Wird Ihr Vorgänger Jens Häusler Ihr Assistent sein?

Biegler : Er ist Trainer der sehr ambitionierten U23-Mannschaft, die weiterhin hohen Stellenwert genießt. Genaue Absprachen und Arbeitsprozesse werden wir noch treffen und festlegen.

War es schwer, als Deutscher in Polen akzeptiert zu werden?

Biegler : Zu Beginn war es jedenfalls nicht einfach. Auch weil ich mit Bogdan Wenta einen sehr erfolgreichen Vorgänger hatte.

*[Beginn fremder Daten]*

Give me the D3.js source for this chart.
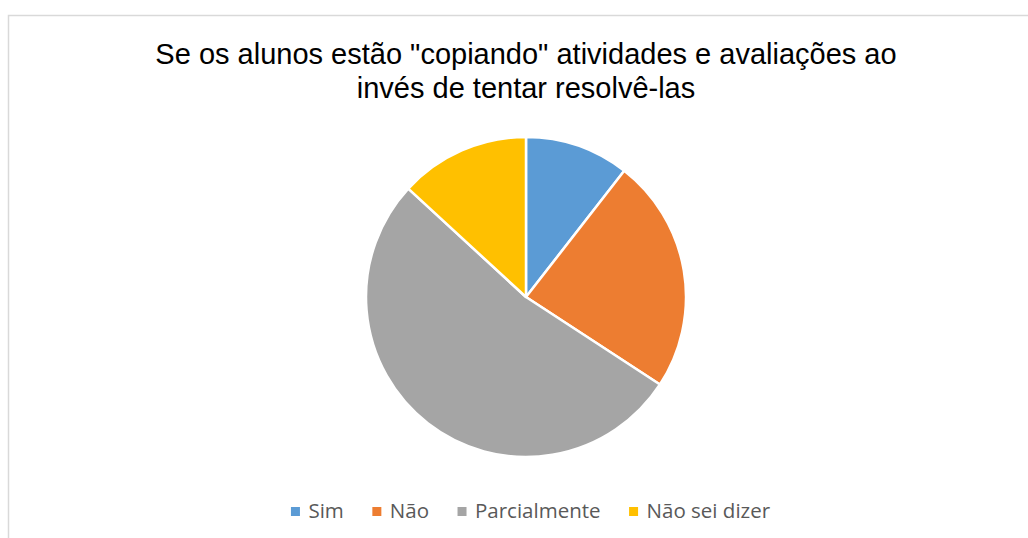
<!DOCTYPE html>
<html>
<head>
<meta charset="utf-8">
<script src="https://cdn.jsdelivr.net/npm/d3@7"></script>
<style>
  body { margin: 0; background: #fff; }
  svg { display: block; }
</style>
</head>
<body>
<div id="chart"></div>
<script>
// data
const categories = ['Sim', 'Não', 'Parcialmente', 'Não sei dizer'];
const values = [8, 18, 40, 10];
const colors = ['#5b9bd5', '#ed7d31', '#a5a5a5', '#ffc000'];
const titleLines = ['Se os alunos estão "copiando" atividades e avaliações ao', 'invés de tentar resolvê-las'];

const width = 1028;
const height = 538;
const cx = 526;
const cy = 297;
const radius = 160;

const $svg = d3.select('#chart').append('svg')
  .attr('width', width)
  .attr('height', height);

// chart area border (cut off at right / bottom like the source)
$svg.append('rect')
  .attr('x', 8.5)
  .attr('y', 15.5)
  .attr('width', width + 20)
  .attr('height', height + 20)
  .attr('fill', '#fff')
  .attr('stroke', '#d9d9d9')
  .attr('stroke-width', 1.5);

// title
$svg.append('g').attr('class', 'title')
  .selectAll('text')
  .data(titleLines)
  .join('text')
  .attr('x', cx)
  .attr('y', (d, i) => 64 + i * 34)
  .attr('text-anchor', 'middle')
  .attr('font-family', '"Liberation Sans", Arial, sans-serif')
  .attr('font-size', 29)
  .attr('fill', '#000')
  .text(d => d);

// pie
const pie = d3.pie().sort(null).value(d => d.value);
const arc = d3.arc().innerRadius(0).outerRadius(radius);
const pieData = pie(categories.map((c, i) => ({ name: c, value: values[i] })));

$svg.append('g')
  .attr('transform', `translate(${cx},${cy})`)
  .selectAll('path')
  .data(pieData)
  .join('path')
  .attr('d', arc)
  .attr('fill', (d, i) => colors[i])
  .attr('stroke', '#fff')
  .attr('stroke-width', 2.5)
  .attr('stroke-linejoin', 'round');

// legend
const $legend = $svg.append('g').attr('class', 'legend');
const items = $legend.selectAll('g')
  .data(categories)
  .join('g');

items.append('rect')
  .attr('width', 9)
  .attr('height', 9)
  .attr('y', -11)
  .attr('fill', (d, i) => colors[i]);

items.append('text')
  .attr('x', 17.5)
  .attr('y', 0)
  .attr('font-family', '"Open Sans", sans-serif')
  .attr('font-size', 20.5)
  .attr('fill', '#595959')
  .text(d => d);

let xPos = 0;
items.each(function() {
  const w = d3.select(this).select('text').node().getComputedTextLength();
  d3.select(this).attr('transform', `translate(${xPos},0)`);
  xPos += 17.5 + w + 28.5;
});
const legendW = xPos - 28.5;
$legend.attr('transform', `translate(${530.5 - legendW / 2},${518})`);
</script>
</body>
</html>
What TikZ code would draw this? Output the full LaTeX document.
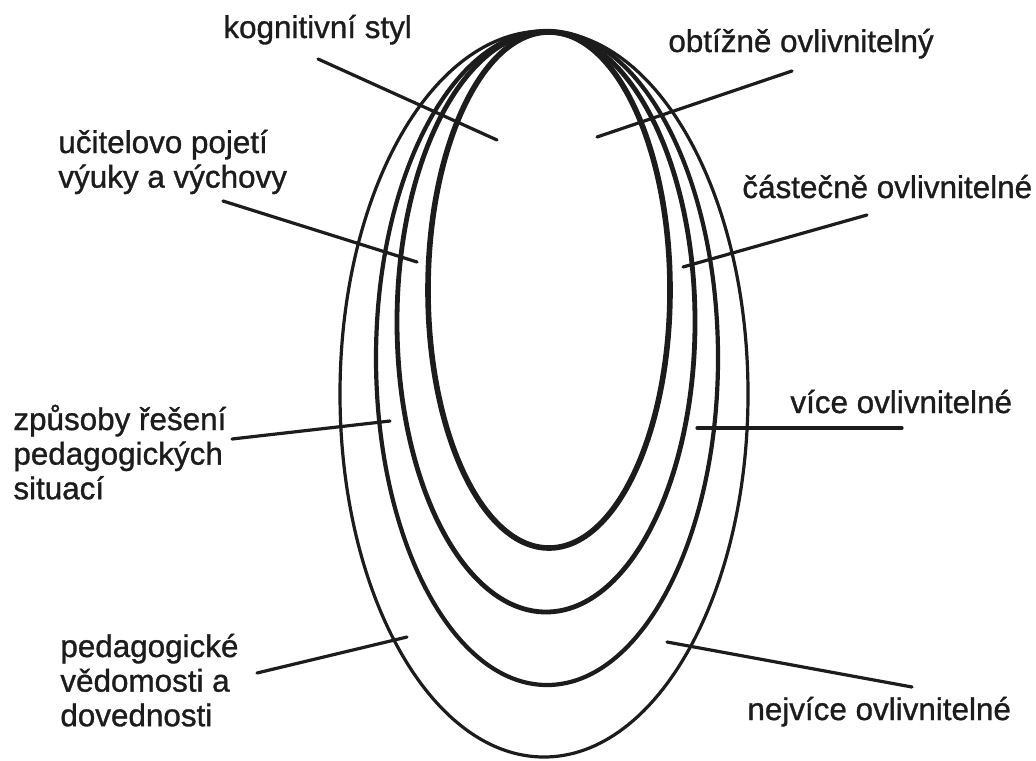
\documentclass[tikz,border=0pt]{standalone}
\usepackage{fontspec}
\setmainfont{Liberation Sans}
\newfontfamily\lblfont{Liberation Sans}[BoldFont=Liberation Sans, BoldFeatures={FakeBold=1}]
\usetikzlibrary{shapes.geometric}
\definecolor{ink}{RGB}{28,28,28}
\begin{document}
\begin{tikzpicture}[x=0.5pt,y=-0.5pt,
  ring/.style={draw=ink, ellipse, inner sep=0pt, outer sep=0pt},
  leader/.style={draw=ink, line width=1.6pt, line cap=round},
  lbl/.style={anchor=base west, inner sep=0pt, text=ink,
    font=\lblfont\bfseries\fontsize{15.7pt}{17.3pt}\selectfont}]
\useasboundingbox (0,0) rectangle (1036,760);
\fill[white] (0,0) rectangle (1036,760);
% nested rings
\node[ring, line width=1.6pt, minimum width=204pt, minimum height=363pt] (e4) at (544,394) {};
\node[ring, line width=2.1pt, minimum width=171pt, minimum height=327pt] (e3) at (547,358) {};
\node[ring, line width=2.4pt, minimum width=149pt, minimum height=290pt] (e2) at (546,322) {};
\node[ring, line width=2.8pt, minimum width=121pt, minimum height=258pt] (e1) at (549,290) {};
% labels
\node[lbl] (kog) at (223,38) {kognitivní styl};
\node[lbl] (obt) at (668,52) {obtížně ovlivnitelný};
\node[lbl] (cas) at (742,198) {částečně ovlivnitelné};
\node[lbl] (uci) at (58,153) {\vtop{\hbox{učitelovo pojetí}\hbox{výuky a výchovy}}};
\node[lbl] (zpu) at (13,430) {\vtop{\hbox{způsoby řešení}\hbox{pedagogických}\hbox{situací}}};
\node[lbl] (ped) at (60,657) {\vtop{\hbox{pedagogické}\hbox{vědomosti a}\hbox{dovednosti}}};
\node[lbl] (vic) at (790,413) {více ovlivnitelné};
\node[lbl] (nej) at (747,720) {nejvíce ovlivnitelné};
% leader end points
\coordinate (kogA) at (318,59);  \coordinate (kogB) at (497,140);
\coordinate (obtA) at (792,71);  \coordinate (obtB) at (597,137);
\coordinate (casA) at (867,215); \coordinate (casB) at (683,267);
\coordinate (uciA) at (223,201); \coordinate (uciB) at (417,262);
\coordinate (zpuA) at (232,439); \coordinate (zpuB) at (390,421);
\coordinate (pedA) at (257,673); \coordinate (pedB) at (407,637);
\coordinate (vicA) at (902,428); \coordinate (vicB) at (697,428);
\coordinate (nejA) at (912,687); \coordinate (nejB) at (667,642);
\foreach \n in {kog,obt,cas,uci,zpu,ped,vic,nej}
  \draw[leader] (\n A) -- (\n B);
\end{tikzpicture}
\end{document}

Aber letztlich haben wir mit viel Unterstützung der Föderation einen Weg mit guten Ergebnissen eingeschlagen. Wir haben die Nationalmannschaft von Beginn an für junge Spieler geöffnet. Es zeichnet sich schon ab, dass Teile der jetzigen Nationalmannschaft das Korsett der künftigen für die Zeit nach 2016 bilden werden.

Sie haben an der Sporthochschule studiert und gearbeitet. Mussten Sie sich selbst immer wieder neu erfinden, um sich über einen so langen Zeitraum in dem Geschäft halten zu können?

Biegler : Mein Augenmerk liegt auf der Entwicklung neuer Trainingsmethodiken. Ich bin sehr glücklich darüber, dass ich für den Weltverband IHF Vorträge halten darf. Dies ist vielleicht den zahlreichen von mir veröffentlichten Lehrvideos geschuldet. Einige Ideen habe ich noch für Gegenstoß und Angriffsspiel, die ich gern umsetzen würde. Die tägliche Arbeit beim HSV gibt mir dazu eine gute Gelegenheit, die es mit einer Nationalmannschaft aufgrund nur weniger Lehrgangstage nicht gibt. Wobei ich sehr dankbar dafür bin, dass ich mithilfe der polnischen Mannschaft eine Methodik zum handballspezifischen Athletiktraining entwickeln konnte.

Was macht Ihr Polnisch?

Biegler : Ich verstehe die Sprache immer besser. Aber sprechen werde ich sie nicht können, dafür ist sie zu komplex und zu weit weg vom Englischen oder Französischen. Bei einer Pressekonferenz habe ich einen vorgefertigten Text auf Polnisch verlesen. Es dauerte nur 58 Sekunden, ich habe trotzdem mehrere Fehler gemacht, die mich geärgert haben. Aber ich wollte es als Verbeugung vor der gezeigten Trainingsleistung meiner Mannschaft verstanden wissen. Und das ist hoffentlich angekommen.

Für Johannes Bitter ist die Saison beendet. Der HSV-Torwart wird am Mittwoch in Berlin an der Leiste operiert und fällt etwa sechs Wochen aus.